GUILFORD COUNTY, N.C. — There has been a surge in opioid deaths and overdose calls in parts of the Triad amid the COVID-19 pandemic, according to local first responders.
On Thursday morning, the Greensboro Police Department tweeted out a photo that detailed the opioid crisis this year in the city alone. It read, “This year, we have lost more people to opioid overdoses than from homicide and traffic fatalities.”
The post said there have been 405 overdoses and 64 deaths.
When asked, Greensboro Police Department representatives said this is not just a problem centered in one community. However, it is being seen in areas across the city.

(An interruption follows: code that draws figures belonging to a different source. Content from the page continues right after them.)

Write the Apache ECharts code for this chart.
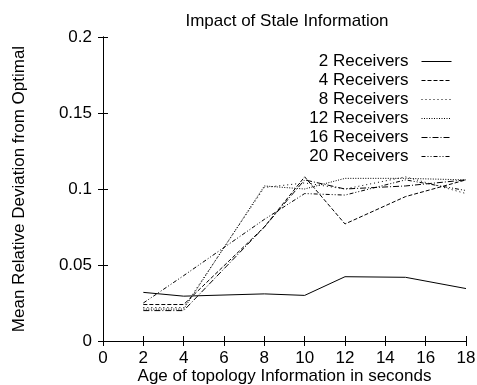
<!DOCTYPE html>
<html lang="en">
  <head>
    <meta charset="UTF-8">
    <title>Impact of Stale Information</title>
    <script src="https://cdn.jsdelivr.net/npm/echarts@6/dist/echarts.min.js"></script>
    <style>
      body { margin: 0; background: #fff; }
    </style>
  </head>
  <body>
    <div id="main" style="width: 477px; height: 385px"></div>
    <script type="text/javascript">
      // age of topology info (seconds)
      var ages = [2, 4, 8, 10, 12, 15, 18];
      var names = ['2 Receivers', '4 Receivers', '8 Receivers', '12 Receivers', '16 Receivers', '20 Receivers'];

      var r2  = [0.032, 0.0295, 0.031, 0.030, 0.0423, 0.0419, 0.0345];
      var r4  = [0.024, 0.024, 0.075, 0.108, 0.077, 0.095, 0.106];
      var r8  = [0.022, 0.022, 0.101, 0.104, 0.100, 0.108, 0.097];
      var r12 = [0.021, 0.021, 0.102, 0.100, 0.107, 0.107, 0.106];
      var r16 = [0.020, 0.020, 0.075, 0.106, 0.100, 0.102, 0.106];
      var r20 = [0.025, 0.043, 0.080, 0.097, 0.096, 0.106, 0.099];

      var dashes = ['solid', [4, 2], [1, 3], [1, 1.5], [6, 2, 1, 2], [4, 2, 1, 2, 1, 2]];
      var values = [r2, r4, r8, r12, r16, r20];

      var font = 'Liberation Sans';
      var fs = 17;
      var chart = echarts.init(document.getElementById('main'));

      var series = [];
      for (var i = 0; i < names.length; i++) {
        var pts = [];
        for (var j = 0; j < ages.length; j++) {
          pts.push([ages[j], values[i][j]]);
        }
        series.push({
          name: names[i],
          type: 'line',
          data: pts,
          symbol: 'none',
          animation: false,
          lineStyle: { color: '#000', width: 1, type: dashes[i] },
          itemStyle: { color: '#000' }
        });
      }

      var tickStyle = { show: true, inside: true, length: 5, lineStyle: { color: '#000' } };

      chart.setOption({
        animation: false,
        textStyle: { fontFamily: font, color: '#000' },
        title: {
          text: 'Impact of Stale Information',
          left: 282, textAlign: 'center', top: 8,
          textStyle: { fontFamily: font, fontSize: fs, fontWeight: 'normal', color: '#000' }
        },
        legend: {
          orient: 'vertical',
          align: 'right',
          right: 20,
          top: 48,
          itemWidth: 30,
          itemHeight: 14,
          itemGap: 2,
          itemStyle: { opacity: 0, color: 'rgba(0,0,0,0)', borderWidth: 0 },
          lineStyle: { width: 1 },
          textStyle: { fontFamily: font, fontSize: fs, color: '#000', padding: [0, 8, 0, 0] },
          data: names
        },
        grid: { left: 103, right: 11, top: 37, bottom: 44, outerBoundsMode: 'none' },
        xAxis: [{
          type: 'value', min: 0, max: 18, interval: 2,
          name: 'Age of topology Information in seconds',
          nameLocation: 'middle', nameGap: 27, nameMoveOverlap: false,
          nameTextStyle: { fontFamily: font, fontSize: fs, color: '#000' },
          axisLine: { lineStyle: { color: '#000' } },
          axisTick: tickStyle,
          axisLabel: { fontFamily: font, fontSize: fs, color: '#000', margin: 9 },
          splitLine: { show: false }
        }, {
          type: 'value', min: 0, max: 18, interval: 2, position: 'top',
          axisLine: { show: true, lineStyle: { color: '#000' } },
          axisTick: tickStyle,
          axisLabel: { show: false },
          splitLine: { show: false }
        }],
        yAxis: [{
          type: 'value', min: 0, max: 0.2, interval: 0.05,
          name: 'Mean Relative Deviation from Optimal',
          nameLocation: 'middle', nameGap: 75, nameMoveOverlap: false,
          nameTextStyle: { fontFamily: font, fontSize: fs, color: '#000' },
          axisLine: { show: true, lineStyle: { color: '#000' } },
          axisTick: tickStyle,
          axisLabel: { fontFamily: font, fontSize: fs, color: '#000', margin: 11 },
          splitLine: { show: false }
        }, {
          type: 'value', min: 0, max: 0.2, interval: 0.05, position: 'right',
          axisLine: { show: true, lineStyle: { color: '#000' } },
          axisTick: tickStyle,
          axisLabel: { show: false },
          splitLine: { show: false }
        }],
        series: series
      });
    </script>
  </body>
</html>
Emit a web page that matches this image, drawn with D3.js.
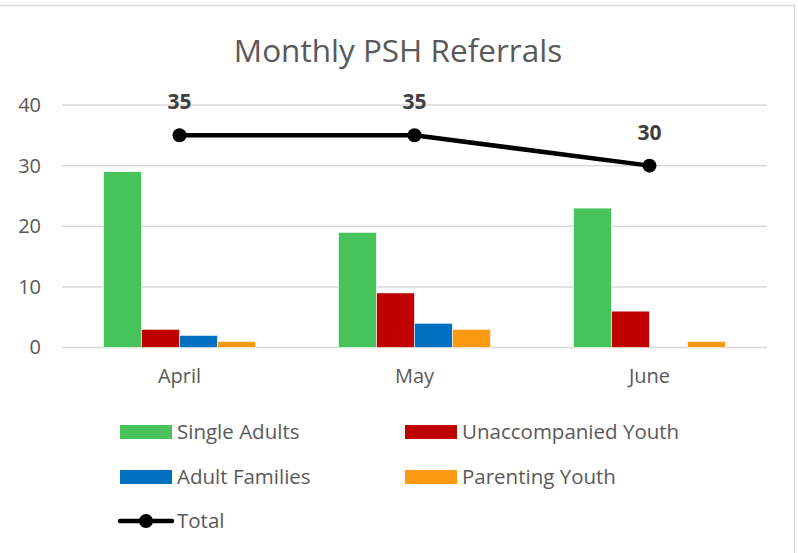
<!DOCTYPE html>
<html>
<head>
<meta charset="utf-8">
<script src="https://cdn.jsdelivr.net/npm/d3@7"></script>
<style>
  body { margin: 0; background: #fff; }
  text { font-family: "Open Sans", "Noto Sans", sans-serif; }
</style>
</head>
<body>
<script>
// data
var months = ["April", "May", "June"];
var seriesNames = ["Single Adults", "Unaccompanied Youth", "Adult Families", "Parenting Youth"];
var singleAdults = [29, 19, 23];
var unaccompaniedYouth = [3, 9, 6];
var adultFamilies = [2, 4, 0];
var parentingYouth = [1, 3, 1];
var totals = [35, 35, 30];
var yTicks = [0, 10, 20, 30, 40];

var colors = ["#48C25B", "#C00000", "#0070C0", "#FD9A12"];
var seriesValues = [singleAdults, unaccompaniedYouth, adultFamilies, parentingYouth];

var W = 798, H = 553;
var plotLeft = 62, plotRight = 767, plotTop = 105, plotBottom = 347.5;

var svg = d3.select("body").append("svg")
    .attr("width", W)
    .attr("height", H);

// chart border
svg.append("rect")
    .attr("x", -10).attr("y", 5.5)
    .attr("width", 804.5).attr("height", 600)
    .attr("fill", "#fff")
    .attr("stroke", "#D9D9D9")
    .attr("stroke-width", 1.5);

// title
svg.append("text")
    .attr("x", 398).attr("y", 62)
    .attr("text-anchor", "middle")
    .attr("font-size", 31.5)
    .attr("fill", "#595959")
    .text("Monthly PSH Referrals");

// scales
var x0 = d3.scaleBand()
    .domain(months)
    .range([plotLeft, plotRight])
    .paddingInner(0.3532)
    .paddingOuter(0.1766);

var x1 = d3.scaleBand()
    .domain(seriesNames)
    .range([0, x0.bandwidth()]);

var y = d3.scaleLinear()
    .domain([0, 40])
    .range([plotBottom, plotTop]);

// gridlines
svg.append("g")
    .selectAll("line")
    .data(yTicks)
    .enter().append("line")
    .attr("x1", plotLeft).attr("x2", plotRight)
    .attr("y1", function (d) { return y(d); })
    .attr("y2", function (d) { return y(d); })
    .attr("stroke", "#D9D9D9")
    .attr("stroke-width", 1.5);

// y axis labels
var yAxis = svg.append("g")
    .attr("transform", "translate(" + (plotLeft - 21) + ",0)")
    .call(d3.axisLeft(y).tickValues(yTicks).tickSize(0).tickPadding(0));
yAxis.select(".domain").remove();
yAxis.selectAll("text")
    .attr("font-size", 20)
    .attr("font-family", "'Open Sans', sans-serif")
    .attr("fill", "#595959");

// x axis labels
var xAxis = svg.append("g")
    .attr("transform", "translate(0," + plotBottom + ")")
    .call(d3.axisBottom(x0).tickSize(0).tickPadding(21));
xAxis.select(".domain").remove();
xAxis.selectAll("text")
    .attr("font-size", 20)
    .attr("font-family", "'Open Sans', sans-serif")
    .attr("fill", "#595959");

// bars
var bars = [];
months.forEach(function (m, i) {
    seriesNames.forEach(function (s, j) {
        bars.push({ month: m, series: s, value: seriesValues[j][i], color: colors[j] });
    });
});

svg.append("g")
    .selectAll("rect")
    .data(bars)
    .enter().append("rect")
    .attr("x", function (d) { return x0(d.month) + x1(d.series); })
    .attr("y", function (d) { return y(d.value); })
    .attr("width", x1.bandwidth())
    .attr("height", function (d) { return y(0) - y(d.value); })
    .attr("fill", function (d) { return d.color; })
    .attr("stroke", "#fff")
    .attr("stroke-width", 0.6);

// total line
var cx = function (d, i) { return x0(months[i]) + x0.bandwidth() / 2; };
var line = d3.line()
    .x(cx)
    .y(function (d) { return y(d); });

svg.append("path")
    .datum(totals)
    .attr("d", line)
    .attr("fill", "none")
    .attr("stroke", "#000")
    .attr("stroke-width", 4.5)
    .attr("stroke-linejoin", "round");

svg.append("g")
    .selectAll("circle")
    .data(totals)
    .enter().append("circle")
    .attr("cx", cx)
    .attr("cy", function (d) { return y(d); })
    .attr("r", 7)
    .attr("fill", "#000");

svg.append("g")
    .selectAll("text")
    .data(totals)
    .enter().append("text")
    .attr("x", cx)
    .attr("y", function (d) { return y(d) - 26; })
    .attr("text-anchor", "middle")
    .attr("font-size", 21)
    .attr("font-weight", "bold")
    .attr("fill", "#404040")
    .text(function (d) { return d; });

// legend
var legendItems = [
    { name: seriesNames[0], color: colors[0], x: 120, y: 432 },
    { name: seriesNames[1], color: colors[1], x: 405, y: 432 },
    { name: seriesNames[2], color: colors[2], x: 120, y: 477 },
    { name: seriesNames[3], color: colors[3], x: 405, y: 477 }
];

var legend = svg.append("g");
legendItems.forEach(function (d) {
    legend.append("rect")
        .attr("x", d.x).attr("y", d.y - 7)
        .attr("width", 52).attr("height", 14)
        .attr("fill", d.color);
    legend.append("text")
        .attr("x", d.x + 57).attr("y", d.y)
        .attr("dy", "0.35em")
        .attr("font-size", 20.5)
        .attr("fill", "#595959")
        .text(d.name);
});

// total legend entry
legend.append("line")
    .attr("x1", 120).attr("x2", 172)
    .attr("y1", 521).attr("y2", 521)
    .attr("stroke", "#000")
    .attr("stroke-width", 4.5)
    .attr("stroke-linecap", "round");
legend.append("circle")
    .attr("cx", 146).attr("cy", 521).attr("r", 7)
    .attr("fill", "#000");
legend.append("text")
    .attr("x", 177).attr("y", 521)
    .attr("dy", "0.35em")
    .attr("font-size", 20.5)
    .attr("fill", "#595959")
    .text("Total");
</script>
</body>
</html>
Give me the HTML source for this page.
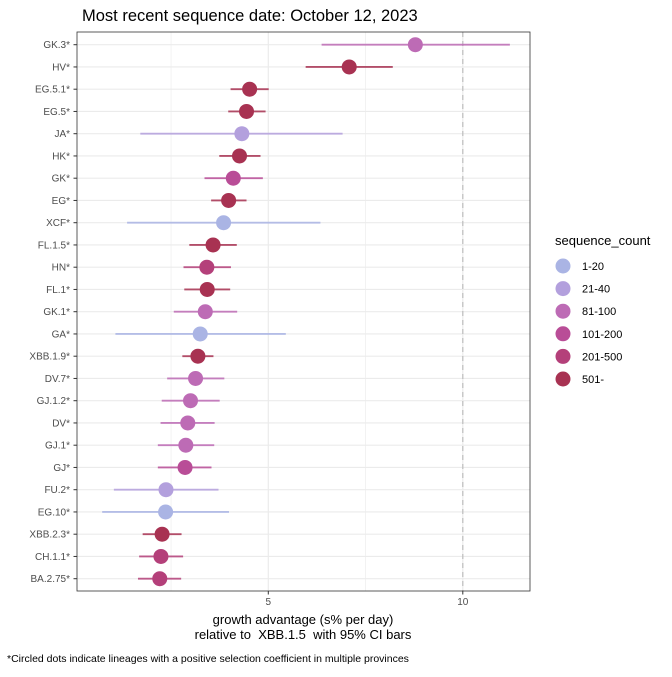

High Point firefighters also report similar numbers, with firefighters having had to deploy Narcan on an overdose subject 94 times this year.
Fire Chief Thomas Reid said there have been 36% more calls for overdose response than this time in 2019.
“This is going to get worse if we do not pay attention to what’s going on,” said Louise Vincent, the executive director of Greensboro NC Urban Survivor Union, a group that helps those who are struggling addicts get clean.
Her organization has seen four times the amount of people seeking addiction help than in previous years.
“We were just seeing some progress from all of the hard work everybody has been doing around the country. Then, we have the global pandemic, and then everything sort of moves and shifts. And here are people who are already struggling in this crisis and without resources,” Vincent said.
Resources at her location, and other organizations, have also begun to run low.
“The supplies were all giving out, we are struggling to keep up with the demand. If our doors are open, then we’re open,” she said.
She said organizations like hers are in desperate need of medical supplies, PPE and mental health resources for those addicts who have begun to struggle with opioids during this pandemic.
In Vincent’s eyes, it’s a community problem that requires a community solution.
“We cannot allow ourselves to do that. The death toll that we have already seen, I’m not sure this community can stand it. We are resilient people, but this is a lot. We need to remember that people are hurting, and people are struggling,” she said.